The reality of Mumbai is finally beginning to surface. Union Minister Praful Patel is the latest leader to come out of the closet and endorse the sentiments of Raj Thackeray. He joins Sharad Pawar, Narain Rane, Chhagan Bhujbal and the rest. Mumbai is the richest city in India. By keeping Mumbai in Maharashtra the purse strings and financial leverage remain with the politicians of the state. Nothing wrong with that if the politicians had the sense and decency to retain the cosmopolitan character of India's financial capital and one of Asia's leading global cities. It is clear by now that bedazzled by electoral politics these leaders are incapable of doing that. In the pursuit of vote bank politics they are endangering the unity of the nation. What is the practical remedy?
As this scribe pointed out through these columns as early as February 11 this year, Mumbai should never have been a part of Maharashtra. In 1956 it was incorporated in the state by the weak-kneed policy of the Congress government under Pandit Nehru. The origins and growth of Bombay were traced to show that its development and culture from inception had been cosmopolitan. The British, the Parsis, Gujaratis, Jews, Marwaris and others had contributed more than the Maharashtrians themselves in developing the wealth and character of the city. The States Reorganization Commission had retained Bombay as the capital of the undivided Maharashtra and Gujarat state. In present day Mumbai the Maharashtrian population is around 35 per cent.

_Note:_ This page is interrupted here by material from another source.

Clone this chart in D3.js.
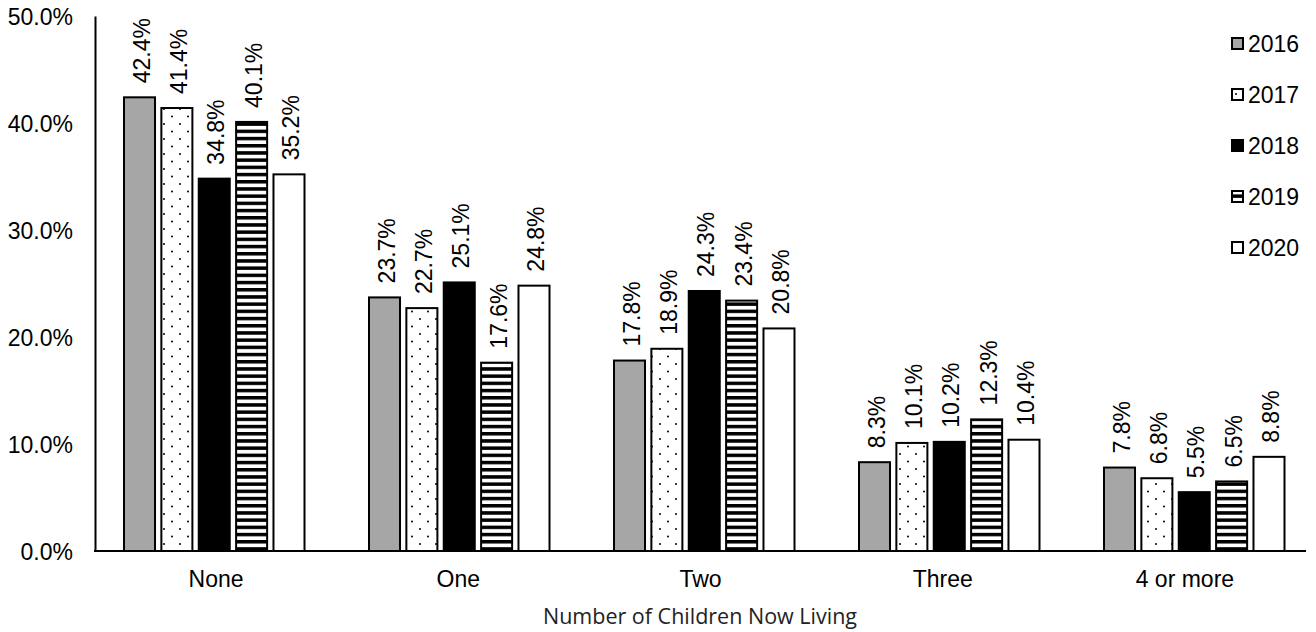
<!DOCTYPE html>
<html><head><meta charset="utf-8">
<script src="https://cdn.jsdelivr.net/npm/d3@7"></script>
<style>body{margin:0;background:#fff}</style>
</head><body>
<svg id="c" width="1316" height="632"></svg>
<script>
const categories = ["None","One","Two","Three","4 or more"];
const years = ["2016","2017","2018","2019","2020"];
const v2016 = [42.4,23.7,17.8,8.3,7.8];
const v2017 = [41.4,22.7,18.9,10.1,6.8];
const v2018 = [34.8,25.1,24.3,10.2,5.5];
const v2019 = [40.1,17.6,23.4,12.3,6.5];
const v2020 = [35.2,24.8,20.8,10.4,8.8];
const yTicks = [0,10,20,30,40,50];
const xTitle = "Number of Children Now Living";
const seriesVals = [v2016,v2017,v2018,v2019,v2020];

const svg = d3.select("#c");
const defs = svg.append("defs");
const dots = defs.append("pattern").attr("id","dots").attr("patternUnits","userSpaceOnUse").attr("width",16).attr("height",15);
dots.append("rect").attr("width",16).attr("height",15).attr("fill","#fff");
dots.append("circle").attr("cx",4).attr("cy",4).attr("r",1).attr("fill","#000");
dots.append("circle").attr("cx",12).attr("cy",11.5).attr("r",1).attr("fill","#000");
const stripes = defs.append("pattern").attr("id","stripes").attr("patternUnits","userSpaceOnUse").attr("width",7.2).attr("height",7.2);
stripes.append("rect").attr("width",7.2).attr("height",7.2).attr("fill","#fff");
stripes.append("rect").attr("y",0).attr("width",7.2).attr("height",3.5).attr("fill","#000");
const fills = ["#a6a6a6","url(#dots)","#000","url(#stripes)","#fff"];

const x0 = d3.scaleBand().domain(categories).range([92,1317]);
const xLab = d3.scaleBand().domain(categories).range([95,1306]);
const x1 = d3.scaleBand().domain(years).range([32,212.5]).paddingInner(0.17);
const y = d3.scaleLinear().domain([0,50]).range([551,16]);

const font = "'Liberation Sans', Arial, sans-serif";
const fs = 23;

// bars
categories.forEach((c,ci)=>{
  years.forEach((yr,si)=>{
    const v = seriesVals[si][ci];
    const bx = x0(c)+x1(yr);
    svg.append("rect").attr("x",bx).attr("y",y(v)).attr("width",x1.bandwidth()).attr("height",y(0)-y(v))
      .attr("fill",fills[si]).attr("stroke","#000").attr("stroke-width",2);
    const cx = bx + x1.bandwidth()/2 + 10;
    svg.append("text").attr("transform",`translate(${cx},${y(v)-14}) rotate(-90)`)
      .attr("font-family",font).attr("font-size",fs).attr("fill","#000").text(v.toFixed(1)+"%");
  });
});

// axes
const yAxis = d3.axisLeft(y).tickValues(yTicks).tickSize(0).tickPadding(22).tickFormat(d=>d.toFixed(1)+"%");
const gy = svg.append("g").attr("transform","translate(95,0)").call(yAxis);
gy.select(".domain").attr("stroke","#000").attr("stroke-width",2);
gy.selectAll("text").attr("font-family",font).attr("font-size",fs).attr("fill","#000").attr("dy","0.35em");

const xAxis = d3.axisBottom(xLab).tickSize(0).tickPadding(20);
const gx = svg.append("g").attr("transform","translate(0,551)").call(xAxis);
gx.select(".domain").attr("d","M94,0H1306").attr("stroke","#000").attr("stroke-width",2);
gx.selectAll("text").attr("font-family",font).attr("font-size",fs).attr("fill","#000");

svg.append("text").attr("x",700).attr("y",624).attr("text-anchor","middle")
  .attr("font-family","'Open Sans', sans-serif").attr("font-size",21.5).attr("fill","#222").text(xTitle);

// legend
years.forEach((yr,i)=>{
  const ly = 44 + i*51;
  svg.append("rect").attr("x",1232).attr("y",ly-6).attr("width",11).attr("height",11)
    .attr("fill",fills[i]).attr("stroke","#000").attr("stroke-width",2);
  svg.append("text").attr("x",1248).attr("y",ly).attr("dy","0.35em").attr("font-family",font).attr("font-size",fs).attr("fill","#000").text(yr);
});
</script>
</body></html>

There is therefore only one solution to defuse the Mumbai crisis. Mumbai should be made into a city state as had been demanded by rational voices after Maharashtra was separated from Gujarat. Mumbai will always be dominated by Maharshtrian culture. But it should not be choked by vote bank politics.
At this stage there is only one effective way of achieving that. The majority of voters in Mumbai who are non-Maharashtrian should make an electoral front and deny all existing parties success in the city in the next polls. All the leaders of all the parties in the rest of India who criticize Raj Thackeray must partially sink their differences to unite at least to support the formation of such a front to contest polls in Mumbai. Many Marathi speaking voters might also support this front. That is the only democratic and fitting response to the Mumbai chauvinists. Will the leaders genuinely opposed to Raj Thackeray's politics do that? If they cannot, they may as well shut up.